The court has jurisdiction of the parties and the subject matter of the proceeding.
Upon the entire record, the evidence establishes that between May 15, 1971 and June 11, 1971 while the injunction of October 14, 1969 was in effect, in addition to the four plaintiff-intervenors -- Dorothy Williams, Jose Suarez, Michael Davis, and Virginia Sanchez, the following additional persons or families were denied assistance because of the residency requirement: John Murphy, Miguel Jordon, Manuel Gonzales, Sr., Manuel Gonzales, Jr., Minnie Carter, Claire Rhody, Hazel Meeks, Lily Koo, Anita Burks, the Teeny family, the Pettiford family, and the McLaughlin family. The evidence also shows that the reason they were denied assistance was that new legislation passed by the New York Legislature by May 25, 1971 and later signed by the Governor adopted a new residency requirement.* In carrying out their duties as public servants, certain officials "jumped the gun" in following the new legislation which they felt would meet Federal constitutional standards. The evidence further indicates that the denials of relief on the basis of residency have been rectified with respect to all of the above (with the exception of the Teeny family, the Pettiford family, and the McLaughlin family) by sending them notices of their right to reapply and, where applicants have reapplied, by the granting of benefits and, where appropriate, retroactive benefits.

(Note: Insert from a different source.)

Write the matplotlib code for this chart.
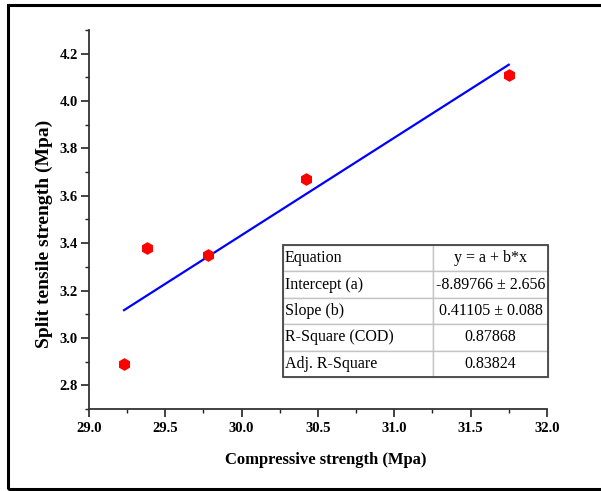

In failing to rectify the applications of the Teeny family, the Pettiford family, and the McLaughlin family, defendants have failed to observe the injunction of October 14, 1969 and are in civil contempt of this court. New York Social Services Law, §§ 15, 18(3), 20(2)(b), 20(3), and 34(3)(d)(e); Social Security Act, 42 U.S.C. §§ 602(a)(3) and 1382(a)(3); State Board of Social Welfare v. City of Newburgh, 28 Misc. 2d 539, 220 N.Y.S. 2d 54 (N.Y. Sup. Ct. 1961); Almenares et al. v. Wyman and Sugarman, 334 F. Supp. 512 (S.D.N.Y. 1971), aff'd on other grounds, 453 F.2d 1075 (2d Cir. 1971). Accordingly, an order will be entered finding defendants Kurtis and Wyman in civil contempt and ordering them to purge themselves of this contempt by offering to these families the benefits to which they are entitled. The order shall also provide that within 30 days of the date of the order, defendant Kurtis will file an affidavit indicating the action taken with respect to these three families.
The evidence indicates that defendants' denial of aid was due to bureaucratic anticipation of the new legislation and not to wilful disobedience or defiance of the injunction of the three-judge court (see Sunbeam Corp. v. Golden Rule, 252 F.2d 467 (2d Cir. 1958). There is no statutory basis for awarding attorneys' fees in proceedings against public officials (see Miller v. Amusement Enterprises, 426 F.2d 534 (5th Cir. 1970)). The Legal Aid Society of Westchester County, attorneys for plaintiff and plaintiff-intervenors, is an OEO funded organization, and the individual attorneys from the Legal Aid Society who were involved in this action did not expend any of their own private funds. Accordingly, the court, in the exercise of its discretion, denies plaintiffs' application for attorneys' fees. Ojeda, et al. v. Hackney, etc., 452 F.2d 947 (5th Cir. 1972); Williams v. Kimbrough, 415 F.2d 874, 875 (5th Cir. 1970); Lee v. Southern Home Sites Corp., 429 F.2d 290, 295 (5th Cir. 1970).